Remember, we’re in a sort of damned if we do and damned if we don’t. We were told the elections took too long. and then when we scheduled them, we were told they were too soon. We were told that Americans had a too prominent a presence. And then we pulled back, we were told that we are not establishing security.
So you have a deductive, pre-existing distrust of what’s going on. And why not? This is a revolutionary development that’s going to change the Middle East, if you’re a Jordanian (search) or Saudi or a Syrian. And a lot of people don’t want this to happen.
ANGLE: Let me ask you quickly about Mr. Sistani, who is the most revered Shiite cleric in the country. He seems to have played a very positive role in this, discouraging any sort of reaction from Shia that might have led to some sort of sectarian war with the Sunni.
HANSON: Absolutely. We were told throughout that this would look like an Afghanistan with warlords on the part of the Shia, that it would be endemic Lebanon or the West Bank (search). But so far that just hasn’t happened. And the Americans have been very careful to cultivate him and to send the message out that when this both is elected, it’s going to very soon be autonomous. And if they want the United States to leave, the United States at some point will leave. It will be a legitimate government.
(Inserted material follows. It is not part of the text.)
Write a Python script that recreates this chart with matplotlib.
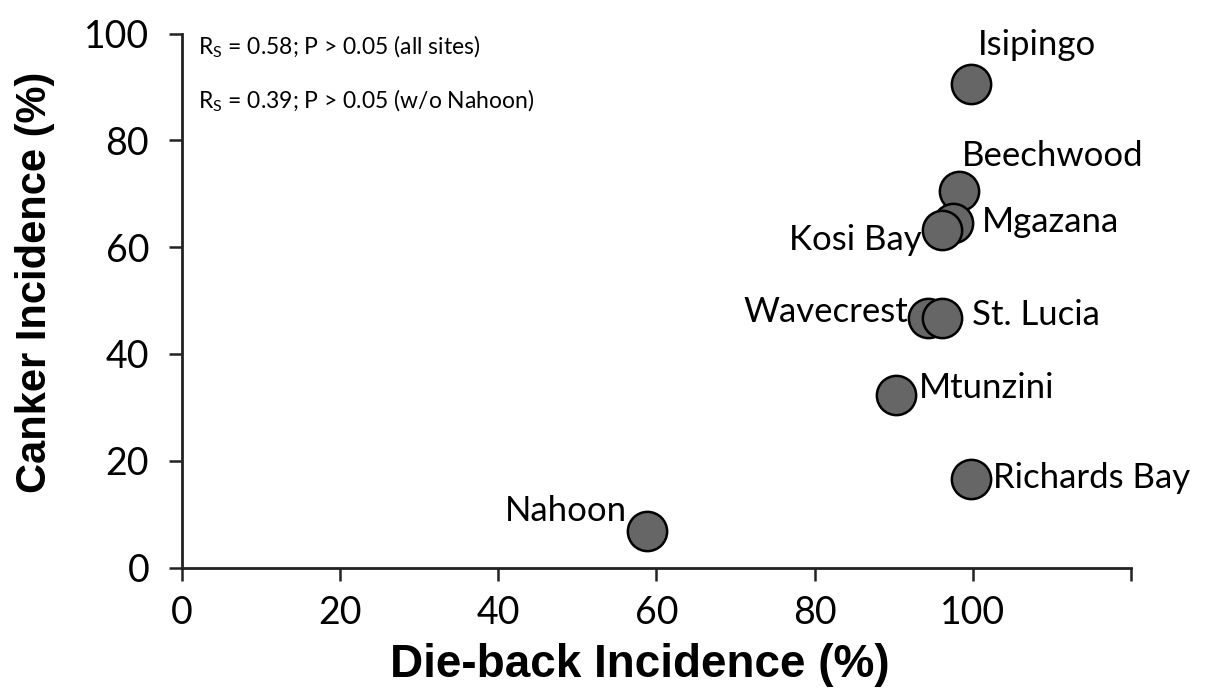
import matplotlib
matplotlib.use("Agg")
import matplotlib.pyplot as plt

sites = ["Isipingo", "Beechwood", "Mgazana", "Kosi Bay", "Wavecrest",
         "St. Lucia", "Mtunzini", "Richards Bay", "Nahoon"]
dieback = [99.8, 98.3, 97.5, 96.1, 94.4, 96.1, 90.3, 99.8, 58.8]
canker = [90.6, 70.5, 64.5, 63.3, 46.8, 46.8, 32.4, 16.6, 6.8]
xticks = [0, 20, 40, 60, 80, 100]
yticks = [0, 20, 40, 60, 80, 100]
stats_lines = [r"R$_{\mathregular{S}}$ = 0.58; P > 0.05 (all sites)",
               r"R$_{\mathregular{S}}$ = 0.39; P > 0.05 (w/o Nahoon)"]

# label offsets in pixels (dx, dy, ha)
offsets = {
    "Isipingo": (7, 39, "left"),
    "Beechwood": (3, 35, "left"),
    "Mgazana": (29, 1, "left"),
    "Kosi Bay": (-20, -10, "right"),
    "Wavecrest": (-20, 6, "right"),
    "St. Lucia": (30, 3, "left"),
    "Mtunzini": (23, 7, "left"),
    "Richards Bay": (22, 1, "left"),
    "Nahoon": (-20, 20, "right"),
}

plt.rcParams['font.family'] = ['Lato', 'DejaVu Sans']
plt.rcParams['mathtext.fontset'] = 'custom'
plt.rcParams['mathtext.rm'] = 'Lato'

fig = plt.figure(figsize=(12.2, 6.99), dpi=100)
ax = fig.add_axes([0.149, 0.188, 0.778, 0.764])

ax.scatter(dieback, canker, s=800, facecolor="#666666", edgecolor="black",
           linewidth=1.8, zorder=3, clip_on=False)

for name, x, y in zip(sites, dieback, canker):
    dx, dy, ha = offsets[name]
    ax.annotate(name, (x, y), xytext=(dx, dy), textcoords="offset pixels",
                ha=ha, va="center", fontsize=25, color="black")

ax.set_xlim(0, 120)
ax.set_ylim(0, 100)
ax.set_xticks(xticks + [120])
ax.set_xticklabels([str(t) for t in xticks] + [""])
ax.set_yticks(yticks)
ax.tick_params(axis="both", labelsize=27, direction="out", length=9.5, width=1.8,
               color="#222222")
ax.tick_params(axis="x", pad=10)
ax.tick_params(axis="y", pad=14)
for s in ["top", "right"]:
    ax.spines[s].set_visible(False)
for s in ["left", "bottom"]:
    ax.spines[s].set_linewidth(2)
    ax.spines[s].set_color("#222222")

ax.set_xlabel("Die-back Incidence (%)", fontsize=33, fontweight="bold",
              family="Liberation Sans", va="top")
ax.xaxis.set_label_coords(0.483, -0.142)
ax.set_ylabel("Canker Incidence (%)", fontsize=30, fontweight="bold",
              family="Liberation Sans", va="bottom")
ax.yaxis.set_label_coords(-0.134, 0.534)

for i, line in enumerate(stats_lines):
    ax.text(0.017, 0.975 - i * 0.101, line, transform=ax.transAxes,
            fontsize=16.5, ha="left", va="center")

fig.savefig("out.png", dpi=100)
All the old stereotypes don’t apply. The oil is under transparent control. The U.N. and French are not involved, and the Russians are not involved. Gas went up after we went in. Billions are going to be under control of the Iraqi people. It doesn’t fit any of the old conspiracy theories that we’re after oil. we’re after hegemony. It does make sense that it’s part of an effort to change the landscape of the Middle East that fostered terrorism, and autocracy, and made people not like the West.
ANGLE: And we did have some success in Afghanistan. Enough so that Hamid Karzai, the leader there, today urged Iraqis to go out and vote.
HANSON: We did, and we are starting to see a disturbing pattern among our own elites, where people first swear that the military operations will fail. After they succeed, they say the post bellum reconstruction is hopelessly mired and won’t work. After we have an election and success; they go to the next theater.
And we are starting to see Iraq operate in the same pattern we saw Afghanistan, just about the same 20-month period. I think that after the elections we’re going to see rapid improvement even more so.
ANGLE: Just 30 seconds left. Zarqawi, the chief terrorist in Iraq declared war on democracy, and told people that they would be infidels for voting. That’s not exactly a winning battle cry, is it?
HANSON: No, it isn’t. Especially if you look at the world, there’s more democracies in the world than there ever has been. And you look at the Muslim world, and Turkey and Afghanistan, Muslims in India, and Indonesia, and Malaysia; they’re starting to see a truth there that when people follow Islam under democratic auspices they’re not terrorists.
ANGLE: OK, got to go. Victor Davis Hanson, thank you, sir. Appreciate it.